Hier ist zunächst zu beachten, dass die Entnahme in 2015 zwar die Aufdeckung der stillen Reserven im betrieblichen Bereich bewirkt, allerdings bezogen auf § 23 EStG keine Steuerfolgen auslöst.
Infolge der Entnahme liegt nun allerdings eine fiktive Anschaffung vor (§ 23 Abs. 1 S. 2 EStG), sodass ein neuer Zehnjahreszeitraum der Steuerverhaftung in Gang gesetzt wird. Wird das seit 2015 zum Privatvermögen gehörende Grundstück in 2018 veräußert, hat dies zur Konsequenz, dass zwar der Zehnjahreszeitraum zwischen tatsächlicher Anschaffung (2007) und Veräußerung (2018) überschritten ist, nicht aber der durch die Anschaffungsfiktion ausgelöste neue Zehnjahreszeitraum seit 2015.
Fazit: Der in 2018 zu versteuernde private Veräußerungsgewinn nach § 23 EStG beträgt 30.000 EUR (280.000 EUR ./. 250.000 EUR).

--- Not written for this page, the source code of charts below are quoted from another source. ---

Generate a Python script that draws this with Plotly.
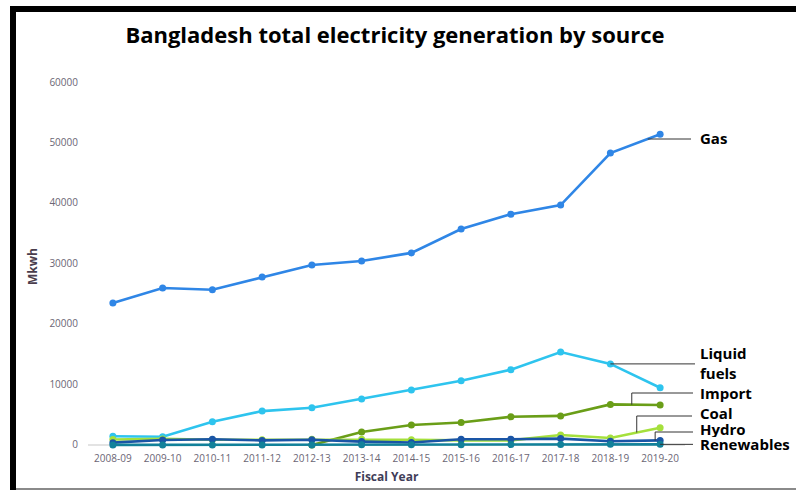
import plotly.graph_objects as go

# ---------------- data ----------------
years = ["2008-09", "2009-10", "2010-11", "2011-12", "2012-13", "2013-14",
         "2014-15", "2015-16", "2016-17", "2017-18", "2018-19", "2019-20"]
gas = [23470, 25950, 25650, 27750, 29750, 30420, 31750, 35700, 38150, 39650, 48250, 51350]
liquid_fuels = [1450, 1350, 3850, 5600, 6150, 7600, 9100, 10600, 12450, 15350, 13400, 9450]
imports = [None, None, None, None, 0, 2150, 3300, 3700, 4650, 4800, 6700, 6600]
coal = [900, 1000, 850, 850, 950, 950, 850, 750, 750, 1650, 1150, 2850]
hydro = [380, 830, 950, 750, 850, 550, 400, 950, 950, 1050, 600, 750]
renewables = [10, 10, 10, 10, 10, 20, 30, 40, 60, 90, 100, 100]
y_ticks = [0, 10000, 20000, 30000, 40000, 50000, 60000]
y_tick_text = ["0", "10000", "20000", "30000", "40000", "50000", "60000"]

series = [
    ("Gas", gas, "#2f86e6"),
    ("Liquid fuels", liquid_fuels, "#2ec4ee"),
    ("Import", imports, "#6a9e18"),
    ("Coal", coal, "#a5e03c"),
    ("Hydro", hydro, "#1a55a6"),
    ("Renewables", renewables, "#12819a"),
]

# ---------------- geometry ----------------
W, H = 796, 490
L, R, T, B = 88, 111, 82, 39
YMIN, YMAX = -1000, 60000
N = len(years)


def pxx(p):  # pixel x -> paper
    return (p - L) / (W - L - R)


def pxy(p):  # pixel y -> paper
    return (H - B - p) / (H - T - B)


def dx(i):  # category index -> paper
    return (i + 0.5) / N


def dy(v):  # value -> paper
    return (v - YMIN) / (YMAX - YMIN)


fig = go.Figure()
for name, vals, col in series:
    fig.add_trace(go.Scatter(
        x=years, y=vals, name=name, mode="lines+markers",
        line=dict(color=col, width=2.6),
        marker=dict(color=col, size=7),
        connectgaps=False, cliponaxis=False,
    ))

shapes = []
annotations = []
LEAD = dict(color="#333333", width=1)

# labels: (series name, label text, label y pixel, box height, leader definition)
# leader: (fractional index along the series, elbow y pixel or None, end x pixel)
labels = [
    ("Gas", "Gas", 138, None, (10.75, None, 691)),
    ("Liquid fuels", "Liquid<br>fuels", 363, None, (10.0, None, 695)),
    ("Import", "Import", 393, None, (10.43, 393, 693)),
    ("Coal", "Coal", 413, 16, (10.53, 416, 692)),
    ("Hydro", "Hydro", 429, 16, (10.9, 432, 693)),
    ("Renewables", "Renewables", 444, 16, (11.0, None, 693)),
]
lookup = {n: v for n, v, c in series}
for name, text, ly, bh, (fi, elbow, ex) in labels:
    vals = lookup[name]
    i0 = int(fi)
    i1 = min(i0 + 1, N - 1)
    t = fi - i0
    v = vals[i0] + (vals[i1] - vals[i0]) * t
    x0, y0 = dx(fi), dy(v)
    if elbow is None:
        path = f"M {x0} {y0} L {pxx(ex)} {y0}"
    else:
        path = f"M {x0} {y0} L {x0} {pxy(elbow)} L {pxx(ex)} {pxy(elbow)}"
    shapes.append(dict(type="path", xref="paper", yref="paper", path=path, line=LEAD))
    ann = dict(
        xref="paper", yref="paper", x=pxx(698), y=pxy(ly), text=f"<b>{text}</b>",
        showarrow=False, xanchor="left", yanchor="middle", align="left",
        font=dict(family="Open Sans", size=15, color="#000000"),
    )
    if bh:
        ann["height"] = bh
    annotations.append(ann)

# frame lines of the picture
shapes.append(dict(type="line", xref="paper", yref="paper",
                   x0=pxx(10), x1=pxx(796), y0=pxy(9), y1=pxy(9),
                   line=dict(color="#000000", width=6)))
shapes.append(dict(type="line", xref="paper", yref="paper",
                   x0=pxx(13), x1=pxx(13), y0=pxy(6), y1=pxy(490),
                   line=dict(color="#000000", width=6)))
shapes.append(dict(type="line", xref="paper", yref="paper",
                   x0=pxx(16), x1=pxx(796), y0=pxy(489), y1=pxy(489),
                   line=dict(color="#8a8a8a", width=2)))

fig.update_layout(
    width=W, height=H,
    margin=dict(l=L, r=R, t=T, b=B, autoexpand=False),
    paper_bgcolor="white", plot_bgcolor="white",
    showlegend=False,
    title=dict(text="<b>Bangladesh total electricity generation by source</b>",
               x=pxx(395), xanchor="center", xref="paper", yref="container",
               y=1 - 35 / H, yanchor="middle",
               font=dict(family="Open Sans", size=22, color="#000000")),
    shapes=shapes, annotations=annotations,
    font=dict(family="Open Sans"),
)
fig.update_xaxes(
    type="category", range=[-0.5, N - 0.5], showgrid=False, showline=False,
    zeroline=False, ticks="", automargin=False,
    tickfont=dict(family="Open Sans", size=10, color="#6b6675"),
    title=dict(text="<b>Fiscal Year</b>", standoff=8,
               font=dict(family="Open Sans", size=12, color="#3f3d58")),
)
fig.update_yaxes(
    range=[YMIN, YMAX], tickvals=y_ticks, ticktext=y_tick_text,
    showgrid=False, showline=False,
    zeroline=True, zerolinecolor="#e3e3e3", zerolinewidth=1.5,
    ticks="", automargin=False, ticklabelstandoff=9,
    tickfont=dict(family="Open Sans", size=10, color="#6b6675"),
    title=dict(text="<b>Mkwh</b>", standoff=9,
               font=dict(family="Open Sans", size=12, color="#4a3d4d")),
)

fig.write_html("out.html")
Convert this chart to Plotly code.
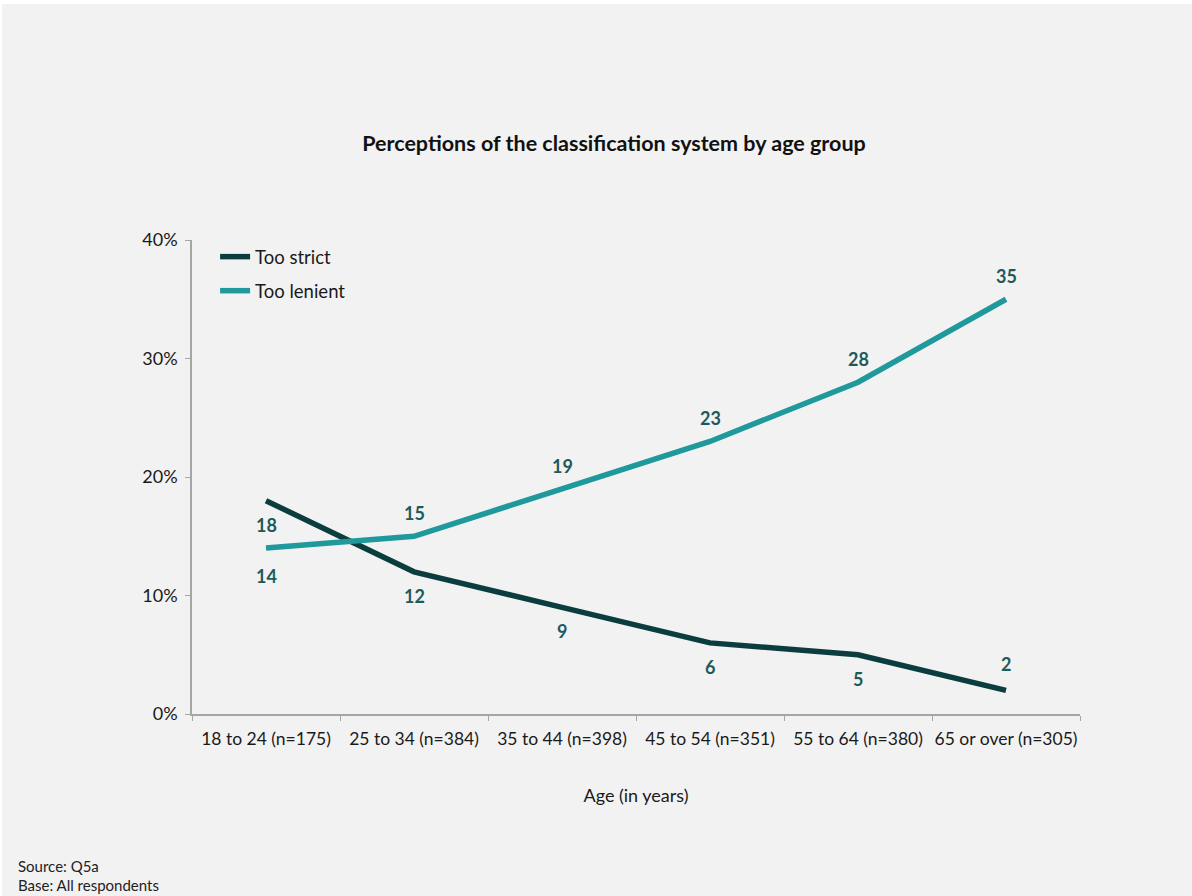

Zudem hat die Entnahme in 2015 zu einer Aufdeckung von stillen Reserven i.H. von 30.000 EUR (250.000 EUR ./. 220.000 EUR) geführt. |
Beachten Sie | Wird ein Grundstück im Privatvermögen angeschafft und innerhalb des Zehnjahreszeitraums wieder veräußert, erfüllt dies auch dann den Tatbestand des § 23 EStG, wenn das Grundstück innerhalb des Zeitraums sowohl in das Betriebsvermögen eingelegt als auch wieder entnommen worden ist. Allerdings ist der Gewinn aus dem privaten Veräußerungsgeschäft in diesem Fall um den im Betriebsvermögen zu erfassenden Gewinn in Form der Differenz zwischen Einlage- und Entnahmewert zu korrigieren (BFH 23.8.11, IX R 66/10).